Below is an archive of previous sites I've worked on.
God Help The Girl is Stuart from Belle & Sebastian’s new project, and it’s really rather lovely. The new site features a cornucopia of interesting content – diary’s, Q&A’s with Stuart, videos and all that jazz.
It also features a bit of a novel subscription feature, where you can pay £35 and get everything that’s released for the rest of the year (including the album, several 7“s and an EP) and a load of extras. I’ve been going on about this sort of thing for quite a while now (that’s from March 2006, by the way) so it’s good to see it actually happen.

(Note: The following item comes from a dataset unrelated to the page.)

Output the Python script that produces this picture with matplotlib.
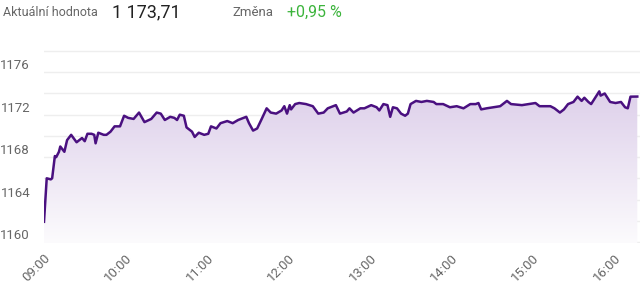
import matplotlib
matplotlib.use('Agg')
import matplotlib.pyplot as plt
import numpy as np
from matplotlib.colors import LinearSegmentedColormap

plt.rcParams['font.family'] = ['Roboto', 'DejaVu Sans']

# minutes after 09:00 and index value
minutes = [0, 2, 5, 6, 8, 9, 11, 12, 15, 17, 20, 24, 28, 30, 32, 35, 37, 38, 40, 44,
           46, 49, 52, 56, 59, 62, 66, 70, 74, 79, 83, 86, 89, 93, 96, 98, 100, 103, 105, 109,
           111, 114, 118, 121, 123, 127, 130, 135, 139, 143, 149, 151, 154, 157, 160, 164, 167, 171, 175, 177,
           179, 181, 182, 185, 188, 193, 198, 202, 206, 209, 215, 218, 223, 225, 228, 233, 236, 241, 245, 247,
           250, 253, 255, 257, 260, 263, 266, 268, 270, 274, 278, 282, 287, 289, 294, 299, 304, 309, 314, 318,
           320, 322, 326, 331, 336, 341, 344, 352, 362, 365, 373, 376, 380, 383, 386, 390, 393, 396, 398, 401,
           403, 406, 409, 410, 413, 417, 421, 425, 428, 430, 432, 437]
values = [1161.9, 1166.0, 1165.9, 1166.0, 1168.1, 1168.0, 1168.5, 1169.0, 1168.5, 1169.6, 1170.1, 1169.4, 1169.8, 1169.5, 1170.2, 1170.2, 1170.1, 1169.3, 1170.3, 1170.1,
          1170.1, 1170.4, 1170.9, 1170.9, 1171.9, 1171.7, 1171.6, 1172.2, 1171.3, 1171.6, 1172.2, 1172.1, 1171.5, 1171.8, 1171.7, 1171.5, 1172.0, 1171.9, 1170.8, 1170.4,
          1169.9, 1170.3, 1170.1, 1170.2, 1170.9, 1170.7, 1171.2, 1171.4, 1171.2, 1171.5, 1171.8, 1171.2, 1170.5, 1170.7, 1171.5, 1172.6, 1172.2, 1172.1, 1172.4, 1172.8,
          1172.1, 1172.9, 1172.5, 1173.0, 1173.1, 1173.0, 1172.8, 1172.1, 1172.2, 1172.6, 1172.9, 1172.1, 1172.3, 1172.6, 1172.2, 1172.6, 1172.6, 1172.9, 1172.7, 1172.4,
          1173.0, 1172.9, 1171.8, 1172.7, 1172.6, 1172.1, 1171.9, 1172.1, 1173.0, 1173.3, 1173.2, 1173.3, 1173.2, 1173.0, 1173.0, 1172.7, 1172.8, 1172.6, 1173.0, 1173.0,
          1173.1, 1172.5, 1172.6, 1172.7, 1172.8, 1173.3, 1173.0, 1172.9, 1173.1, 1172.8, 1172.8, 1172.6, 1172.2, 1172.5, 1173.0, 1173.2, 1173.7, 1173.3, 1173.6, 1173.2,
          1173.0, 1173.6, 1174.2, 1173.8, 1174.0, 1173.2, 1173.1, 1173.2, 1172.7, 1172.6, 1173.7, 1173.71]

hour_labels = ['09:00', '10:00', '11:00', '12:00', '13:00', '14:00', '15:00', '16:00']
y_labels = [1160, 1164, 1168, 1172, 1176]

ymin, ymax = 1159.9, 1178.1
xmax = 439

fig = plt.figure(figsize=(6.4, 2.84), dpi=100)
ax = fig.add_axes([44/640, 1 - 243/284, 1 - 44/640, 193/284])

# light grid every 2 points
for g in range(1160, 1179, 2):
    ax.axhline(g, color='#eeeeee', linewidth=1, zorder=0)

# gradient area under the line
cmap = LinearSegmentedColormap.from_list('fade', ['#fcfbfd', '#ddcfea'])
grad = np.linspace(0, 1, 256).reshape(-1, 1)
img = ax.imshow(grad, extent=[0, xmax, ymin, 1174.5], origin='lower', aspect='auto',
                cmap=cmap, zorder=1)
poly = ax.fill_between(minutes, values, ymin, color='none', linewidth=0)
img.set_clip_path(poly.get_paths()[0], transform=ax.transData)

ax.plot(minutes, values, color='#4a1080', linewidth=1.8, zorder=3)

ax.set_xlim(0, xmax)
ax.set_ylim(ymin, ymax)
for s in ax.spines.values():
    s.set_visible(False)

ax.set_xticks(np.arange(len(hour_labels)) * 60)
ax.set_xticklabels(hour_labels, rotation=45, ha='right', rotation_mode='anchor')
ax.set_yticks(y_labels)
ax.set_yticklabels([str(v) for v in y_labels], va='bottom')
ax.tick_params(axis='both', length=0, colors='#666666', labelsize=9.5)
ax.tick_params(axis='y', pad=10)
ax.tick_params(axis='x', pad=6)

# header
fig.text(3/640, 1 - 12/284, 'Aktuální hodnota', fontsize=9, color='#666666', va='center')
fig.text(112/640, 1 - 12/284, '1 173,71', fontsize=13, color='#222222', va='center')
fig.text(232/640, 1 - 12/284, 'Změna', fontsize=9.5, color='#666666', va='center')
fig.text(287/640, 1 - 12/284, '+0,95 %', fontsize=11.5, color='#3cb43c', va='center')

fig.savefig('out.png', dpi=100)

From a web-dev point of view, the site has a few tricks up its sleeve; for a start it uses CSS 3 column-count liberally to easily wrap text into two columns, which works in all major browsers other then IE which gets one column instead (which works nicely anyway). column-count is a great tool in your arsenal you can use right now, although watch that you don’t use it on long bits of text as if you have to scroll to read both columns of text it’s a right pain.
In a similar fashion it also uses -webkit-transitions coupled with some -webkit-translations as well for little touches of animation. I couldn’t justify spending the time on implementing them in javascript, but one line of CSS that works for 20% of visitors to the site (which is the Safari % share for godhelpthegirl.com) seems worthwhile.